Los truenos recorren el valle como una gran cremallera que estuviera rasgando el cielo de una parte a otra. En apenas unos minutos estoy en los prados que había atravesado poco antes. No tengo tiempo de buscar un sitio, me vale lo primero que encuentro. Si me libro va a ser de milagro. Excitado, saco la bolsa del la tienda precipitadamente, las varillas, las piquetas… el tirante de la varilla del techo no entra. Vuelve a sonar aparatosa sobre mí la descarga de otro trueno. Engancho de mala manera el doble techo y cuando todavía me falta por poner las dos piquetas laterales empieza a diluviar. Meter el macuto bajo la parte externa del doble techo, recoger un par de cosas que quedaron fuera y colocar las dos últimas piquetas. Llueve muy fuerte cuando ya por fin logro protegerme yo mismo bajo el doble techo. Pocos minutos después todo está colocado en la tienda. Ahora tengo que comprobar que no haya ninguna vía de agua… que la hay, aunque muy pequeña. El viento y el agua agitan la tienda con fuerza. De la parte que sopla el viento algún pequeño reguero de agua baja por la capa interior de la tienda, no mucho. Quizás tenga la culpa de esto la precipitación con que la he montado. Después de media hora la lluvia cae ya con sosiego y un rato después sale el sol.
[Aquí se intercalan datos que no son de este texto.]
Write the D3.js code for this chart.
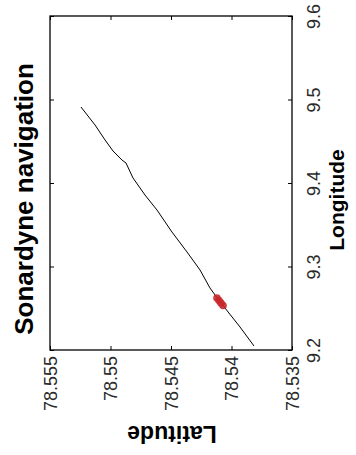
<!DOCTYPE html>
<html><head><meta charset="utf-8">
<script src="https://cdn.jsdelivr.net/npm/d3@7"></script>
<style>
html,body{margin:0;padding:0;background:#fff;}
svg{display:block;font-family:Arial,"Liberation Sans",sans-serif;}
</style></head>
<body><svg id="c" width="356" height="455"></svg>
<script>
const latTicks = [78.555, 78.55, 78.545, 78.54, 78.535];
const latTickLabels = ["78.555", "78.55", "78.545", "78.54", "78.535"];
const lonTicks = [9.2, 9.3, 9.4, 9.5, 9.6];
const lonTickLabels = ["9.2", "9.3", "9.4", "9.5", "9.6"];
const trackLat = [78.55244, 78.55128, 78.55045, 78.54979, 78.54905, 78.54872, 78.54814, 78.54715, 78.54616, 78.54492, 78.54368, 78.54260, 78.54178, 78.54112, 78.54054, 78.53930, 78.53814];
const trackLon = [9.4910, 9.4695, 9.4515, 9.4383, 9.4275, 9.4240, 9.4060, 9.3856, 9.3677, 9.3413, 9.3174, 9.2958, 9.2743, 9.2611, 9.2503, 9.2276, 9.2048];
const redLat = [78.54120, 78.54103, 78.54087, 78.54070];
const redLon = [9.2623, 9.2593, 9.2563, 9.2533];
const titleText = "Sonardyne navigation";
const xLabel = "Latitude";
const yLabel = "Longitude";

const svg = d3.select("#c");
const L = 50, R = 292, T = 16, B = 350;
const x = d3.scaleLinear().domain([78.555, 78.535]).range([L, R]);
const y = d3.scaleLinear().domain([9.2, 9.6]).range([B, T]);

// Track line
const pts = trackLat.map((d, i) => [d, trackLon[i]]);
svg.append("path")
  .datum(pts)
  .attr("fill", "none")
  .attr("stroke", "#000")
  .attr("stroke-width", 1)
  .attr("d", d3.line().x(d => x(d[0])).y(d => y(d[1])));

// Red markers
svg.selectAll("circle.red")
  .data(redLat.map((d, i) => [d, redLon[i]]))
  .join("circle")
  .attr("class", "red")
  .attr("cx", d => x(d[0]))
  .attr("cy", d => y(d[1]))
  .attr("r", 3.8)
  .attr("fill", "#c8282a")
  .attr("fill-opacity", 0.9);

const tickFont = 18;
// Bottom axis
const gB = svg.append("g").attr("transform", `translate(0,${B})`)
  .call(d3.axisBottom(x).tickValues(latTicks).tickSize(-4).tickFormat((d, i) => latTickLabels[i]));
gB.selectAll("text")
  .attr("x", 0).attr("y", 0).attr("dy", null)
  .attr("transform", "translate(0,6) rotate(-90)")
  .attr("text-anchor", "end")
  .attr("dominant-baseline", "central")
  .attr("font-size", tickFont)
  .attr("font-family", "Arial, 'Liberation Sans', sans-serif")
  .attr("fill", "#2a2a2a");
// Top axis
svg.append("g").attr("transform", `translate(0,${T})`)
  .call(d3.axisTop(x).tickValues(latTicks).tickSize(-4).tickFormat(""));
// Left axis
svg.append("g").attr("transform", `translate(${L},0)`)
  .call(d3.axisLeft(y).tickValues(lonTicks).tickSize(-4).tickFormat(""));
// Right axis
const gR = svg.append("g").attr("transform", `translate(${R},0)`)
  .call(d3.axisRight(y).tickValues(lonTicks).tickSize(-4).tickFormat((d, i) => lonTickLabels[i]));
gR.selectAll("text")
  .attr("x", 0).attr("y", 0).attr("dy", null)
  .attr("transform", "translate(22,0) rotate(-90)")
  .attr("text-anchor", "middle")
  .attr("dominant-baseline", "central")
  .attr("font-size", tickFont)
  .attr("font-family", "Arial, 'Liberation Sans', sans-serif")
  .attr("fill", "#2a2a2a");

svg.selectAll(".domain").remove();
svg.selectAll(".tick line").attr("stroke", "#000").attr("stroke-width", 1);

// Box
svg.append("rect")
  .attr("x", L).attr("y", T).attr("width", R - L).attr("height", B - T)
  .attr("fill", "none").attr("stroke", "#000").attr("stroke-width", 1.3);

// Title (rotated)
svg.append("text")
  .attr("transform", "translate(24,199) rotate(-90)")
  .attr("text-anchor", "middle")
  .attr("dominant-baseline", "central")
  .attr("font-size", 26)
  .attr("font-weight", "bold")
  .text(titleText);

// Longitude label
svg.append("text")
  .attr("transform", "translate(336,200) rotate(-90)")
  .attr("text-anchor", "middle")
  .attr("dominant-baseline", "central")
  .attr("font-size", 21)
  .attr("font-weight", "bold")
  .text(yLabel);

// Latitude label (upside down)
svg.append("text")
  .attr("transform", "translate(172,434) rotate(180)")
  .attr("text-anchor", "middle")
  .attr("dominant-baseline", "central")
  .attr("font-size", 23)
  .attr("font-weight", "bold")
  .text(xLabel);
</script></body></html>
Admirado estoy de mi capacidad de convicción en un idioma en el que tanto me atasco. Estaba escribiendo esta crónica cuando oí en la cercana pista parar un coche. Me lo imaginé, mi tienda instalada en mitad del prado debería llamar inmediatamente la atención a cualquier responsable de este entorno, un parque natural. Tendría que recoger la tienda y marcharme. Recurrí a las razones obvias, la tormenta y la lluvia. El guarda me escuchaba con atención y me daba sus razones. En cierto momento noté que aflojaba. Esto no es camping, es protegerse de los elementos. Alguien que pasa tres meses caminando por los Alpes necesita también un poco de comprensión por parte de las autoridades. Bajó los ojos un segundo y cuando los levantó ya supe que podría quedarme hasta por la mañana. El que fuera a piñón fijo con la conminación de que abandonara inmediatamente el sitio y que pudiera llegar a convencerle después de un cuarto de hora de conversación me dejó un buen gusto de boca. Tras el inesperado buen desenlace del encuentro con el guarda del parque la tarde se convierte en un agradable retozar al sol. En el cielo no ha quedado ni una nube.